World Congress Blog | 12 October 2017
“Of all the things people need to know about mobile, they need to understand how incredibly personal and intimate that is. Our phones are an extension of ourselves. They are ourselves,” David Ho, vice president/executive editor at Hearst Newspapers Digital, said the 2017 INMA World Congress in New York City.
“We put everything in there. We put our work, the games that we play, the places we shop, our friends, our relatives, all our photos we haven’t organised. They are essentially us.
“So when we send news to people’s devices, we have to get that experience right. We have to make sure that it’s not annoying, that it’s easy, that it’s fast, and that it’s adding something to people’s lives and not taking away something. That we’re filling the needs and solving the problems that they have.”
Mobile-first is an oft-spoken phase that’s been around the industry for about seven years, Ho said. What news media companies should be focused on is “real mobile-first.”
“Right now, what we really need is to change the culture of news organisations. And to do that you have to embrace this real mobile first. And that real mobile first is including mobile into everything an organisation does — from the most mundane granular things, like meeting agendas, putting mobile as the first thing that people talk about instead of the last, all the way to big products and news packages that you develop and plan. How do you make sure that mobile is central to that conversation? We need to focus on where the audience is and that’s on mobile.”
One of the biggest myths about mobile news is that mobile equals short, that news audiences don’t have the attention span for longer video pieces, Ho says.

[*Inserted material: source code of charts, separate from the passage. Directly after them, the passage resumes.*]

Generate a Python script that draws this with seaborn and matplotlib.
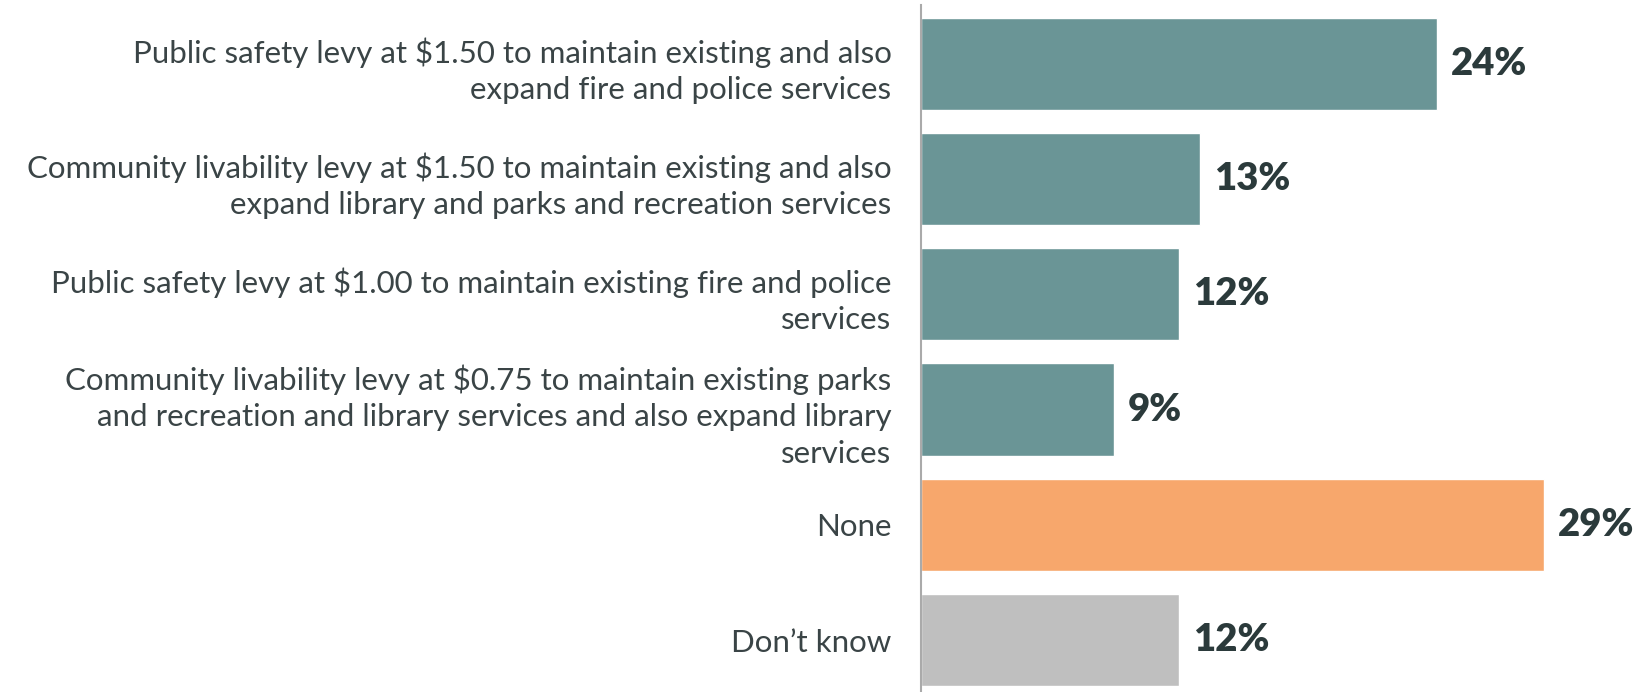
import matplotlib
matplotlib.use("Agg")
import matplotlib.pyplot as plt
import seaborn as sns
import pandas as pd

categories = [
    "Public safety levy at $1.50 to maintain existing and also\nexpand fire and police services",
    "Community livability levy at $1.50 to maintain existing and also\nexpand library and parks and recreation services",
    "Public safety levy at $1.00 to maintain existing fire and police\nservices",
    "Community livability levy at $0.75 to maintain existing parks\nand recreation and library services and also expand library\nservices",
    "None",
    "Don\u2019t know",
]
values = [24, 13, 12, 9, 29, 12]
colors = ["#6A9596", "#6A9596", "#6A9596", "#6A9596", "#F7A76C", "#BFBFBF"]

df = pd.DataFrame({"cat": categories, "val": values})

sns.set_theme(style="white")
plt.rcParams['font.family'] = ['Lato', 'DejaVu Sans']

fig = plt.figure(figsize=(16.41, 6.92), dpi=100)
ax = fig.add_axes([0.561, 0.0, 0.439, 1 - 5 / 692])

sns.barplot(data=df, x="val", y="cat", hue="cat", palette=colors, legend=False,
            width=0.8, saturation=1, ax=ax, orient="h")

ax.set_xlim(0, 33.5)
ax.set_ylim(5.45, -0.51)
ax.set_xlabel("")
ax.set_ylabel("")
ax.set_xticks([])
for s in ["top", "right", "bottom"]:
    ax.spines[s].set_visible(False)
ax.spines["left"].set_color("#AAAAAA")
ax.spines["left"].set_linewidth(1.5)

ax.tick_params(axis="y", length=0, pad=21)
for lbl in ax.get_yticklabels():
    lbl.set_fontsize(22.5)
    lbl.set_fontweight("normal")
    lbl.set_color("#3A4446")
    lbl.set_horizontalalignment("right")
    lbl.set_multialignment("right")
    lbl.set_linespacing(1.36)

for i, v in enumerate(values):
    ax.text(v + 0.65, i, f"{v}%", va="center", ha="left", fontsize=27.5,
            fontweight="heavy", color="#2B3A3B")

fig.savefig("out.png", dpi=100)
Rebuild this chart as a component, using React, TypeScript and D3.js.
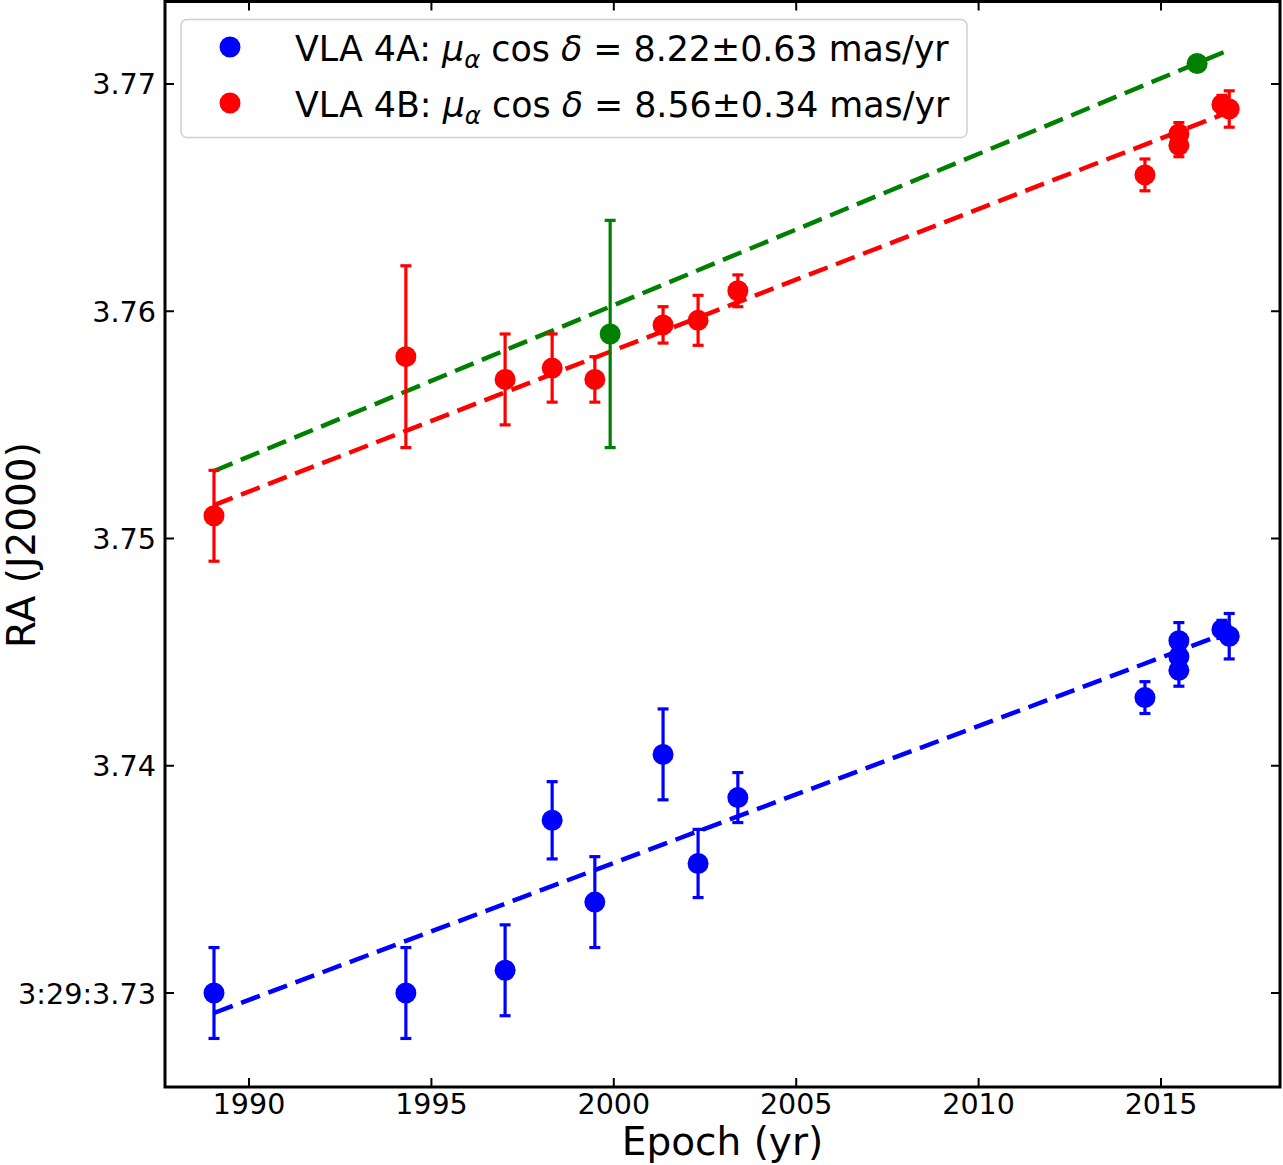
import { useEffect, useRef } from 'react';
import * as d3 from 'd3';

// Epochen (Jahr) und RA-Sekunden
const epochs4A = [1989.04, 1994.30, 1997.02, 1998.31, 1999.48, 2001.35, 2002.31, 2003.40, 2014.56, 2015.49, 2015.49, 2015.49, 2016.67, 2016.87];
const ra4A = [3.7300, 3.7300, 3.7310, 3.7376, 3.7340, 3.7405, 3.7357, 3.7386, 3.7430, 3.7455, 3.7448, 3.7442, 3.7460, 3.7457];
const err4A = [0.0020, 0.0020, 0.0020, 0.0017, 0.0020, 0.0020, 0.0015, 0.0011, 0.0007, 0.0008, 0.0006, 0.0007, 0.0004, 0.0010];

const epochs4B = [1989.04, 1994.30, 1997.02, 1998.31, 1999.48, 2001.35, 2002.31, 2003.40, 2014.56, 2015.49, 2015.49, 2016.67, 2016.87];
const ra4B = [3.7510, 3.7580, 3.7570, 3.7575, 3.7570, 3.7594, 3.7596, 3.7609, 3.7660, 3.7678, 3.7673, 3.7691, 3.7689];
const err4B = [0.0020, 0.0040, 0.0020, 0.0015, 0.0010, 0.0008, 0.0011, 0.0007, 0.0007, 0.0005, 0.0005, 0.0004, 0.0008];

const epochsG = [1999.90, 2015.99];
const raG = [3.7590, 3.7709];
const errG = [0.0050, 0.0003];

// Endpunkte der Fit-Geraden
const fitEpochs = [1989.04, 2016.87];
const fit4A = [3.72912, 3.74589];
const fit4B = [3.75147, 3.76877];
const fitG = [3.75297, 3.77150];

const xTicks = [1990, 1995, 2000, 2005, 2010, 2015];
const yTicks = [3.73, 3.74, 3.75, 3.76, 3.77];
const yTickLabels = ['3:29:3.73', '3.74', '3.75', '3.76', '3.77'];

const legendLabels = [
    { name: 'VLA 4A: ', value: ' = 8.22\u00b10.63 mas/yr', color: '#0000ff' },
    { name: 'VLA 4B: ', value: ' = 8.56\u00b10.34 mas/yr', color: '#ff0000' },
];

const W = 1283;
const H = 1165;
const left = 165, right = 1280, top = 1.5, bottom = 1087;

const App = () => {
    const ref = useRef<SVGSVGElement>(null);

    useEffect(() => {
        const svg = d3.select(ref.current);
        svg.selectAll('*').remove();

        const x = d3.scaleLinear().domain([1987.697, 2018.262]).range([left, right]);
        const y = d3.scaleLinear().domain([3.725864, 3.77363]).range([bottom, top]);

        const g = svg.append('g');

        // Fit-Linien (gestrichelt)
        const line = d3.line<number>()
            .x((_, i) => x(fitEpochs[i]))
            .y(d => y(d));
        const fits: [number[], string][] = [[fitG, '#008000'], [fit4B, '#ff0000'], [fit4A, '#0000ff']];
        fits.forEach(([vals, color]) => {
            g.append('path')
                .attr('d', line(vals))
                .attr('fill', 'none')
                .attr('stroke', color)
                .attr('stroke-width', 4.5)
                .attr('stroke-dasharray', '20,9');
        });

        // Fehlerbalken und Punkte
        const series: [number[], number[], number[], string][] = [
            [epochs4A, ra4A, err4A, '#0000ff'],
            [epochs4B, ra4B, err4B, '#ff0000'],
            [epochsG, raG, errG, '#008000'],
        ];
        series.forEach(([ex, ey, ee, color]) => {
            const s = g.append('g');
            ex.forEach((t, i) => {
                const cx = x(t);
                const y1 = y(ey[i] + ee[i]);
                const y2 = y(ey[i] - ee[i]);
                s.append('line').attr('x1', cx).attr('x2', cx).attr('y1', y1).attr('y2', y2)
                    .attr('stroke', color).attr('stroke-width', 3.2);
                [y1, y2].forEach(yy => {
                    s.append('line').attr('x1', cx - 5.5).attr('x2', cx + 5.5).attr('y1', yy).attr('y2', yy)
                        .attr('stroke', color).attr('stroke-width', 3.2);
                });
            });
            s.selectAll('circle')
                .data(ex)
                .enter()
                .append('circle')
                .attr('cx', d => x(d))
                .attr('cy', (_, i) => y(ey[i]))
                .attr('r', 10.5)
                .attr('fill', color);
        });

        // Rahmen
        svg.append('rect')
            .attr('x', left).attr('y', top)
            .attr('width', right - left).attr('height', bottom - top)
            .attr('fill', 'none').attr('stroke', '#000').attr('stroke-width', 3);

        // Ticks nach innen, auf allen vier Seiten
        const tl = 9;
        xTicks.forEach(t => {
            svg.append('line').attr('x1', x(t)).attr('x2', x(t)).attr('y1', bottom).attr('y2', bottom - tl)
                .attr('stroke', '#000').attr('stroke-width', 2);
            svg.append('line').attr('x1', x(t)).attr('x2', x(t)).attr('y1', top).attr('y2', top + tl)
                .attr('stroke', '#000').attr('stroke-width', 2);
            svg.append('text').attr('x', x(t)).attr('y', 1114)
                .attr('text-anchor', 'middle').attr('font-size', 28.5)
                .text(String(t));
        });
        yTicks.forEach((t, i) => {
            svg.append('line').attr('x1', left).attr('x2', left + tl).attr('y1', y(t)).attr('y2', y(t))
                .attr('stroke', '#000').attr('stroke-width', 2);
            svg.append('line').attr('x1', right).attr('x2', right - tl).attr('y1', y(t)).attr('y2', y(t))
                .attr('stroke', '#000').attr('stroke-width', 2);
            svg.append('text').attr('x', 156).attr('y', y(t) + 10.5)
                .attr('text-anchor', 'end').attr('font-size', 28.7)
                .text(yTickLabels[i]);
        });

        // Achsentitel
        svg.append('text').attr('x', (left + right) / 2).attr('y', 1155)
            .attr('text-anchor', 'middle').attr('font-size', 39)
            .text('Epoch (yr)');
        svg.append('text')
            .attr('transform', `translate(35, 545) rotate(-90)`)
            .attr('text-anchor', 'middle').attr('font-size', 39)
            .text('RA (J2000)');

        // Legende
        const lg = svg.append('g');
        lg.append('rect')
            .attr('x', 181).attr('y', 19.5).attr('width', 786).attr('height', 118).attr('rx', 6)
            .attr('fill', '#fff').attr('fill-opacity', 0.8)
            .attr('stroke', '#d0d0d0').attr('stroke-width', 1.5);
        legendLabels.forEach((d, i) => {
            const cy = 47 + i * 56;
            lg.append('circle').attr('cx', 230).attr('cy', cy).attr('r', 10.5).attr('fill', d.color);
            const txt = lg.append('text').attr('x', 295).attr('y', cy + 14).attr('font-size', 34.8);
            txt.append('tspan').text(d.name);
            txt.append('tspan').attr('font-style', 'italic').text('\u03bc');
            txt.append('tspan').attr('font-style', 'italic').attr('font-size', 24.5).attr('dy', 7).text('\u03b1');
            txt.append('tspan').attr('dy', -7).text(' cos ');
            txt.append('tspan').attr('font-style', 'italic').text('\u03b4');
            txt.append('tspan').text(d.value);
        });
    }, []);

    return (
        <svg
            ref={ref}
            width={W}
            height={H}
            style={{ position: 'absolute', left: 0, top: 0, background: '#fff' }}
            fontFamily="'DejaVu Sans', sans-serif"
        />
    );
};

export default App;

“That experience is real, but it’s just one of many possible experiences that people have on their mobile devices. Plenty of people read long-form books, long stories, on phones. They watch long videos on phones. They watch long movies on phones. It’s about different time periods. That’s why mobile is really about relevance. Because it’s what’s relevant to you right now. It’s what you need right now. It solves a problem. It fills a gap. It fills a need. Those can be long things, short things, and everything in between.”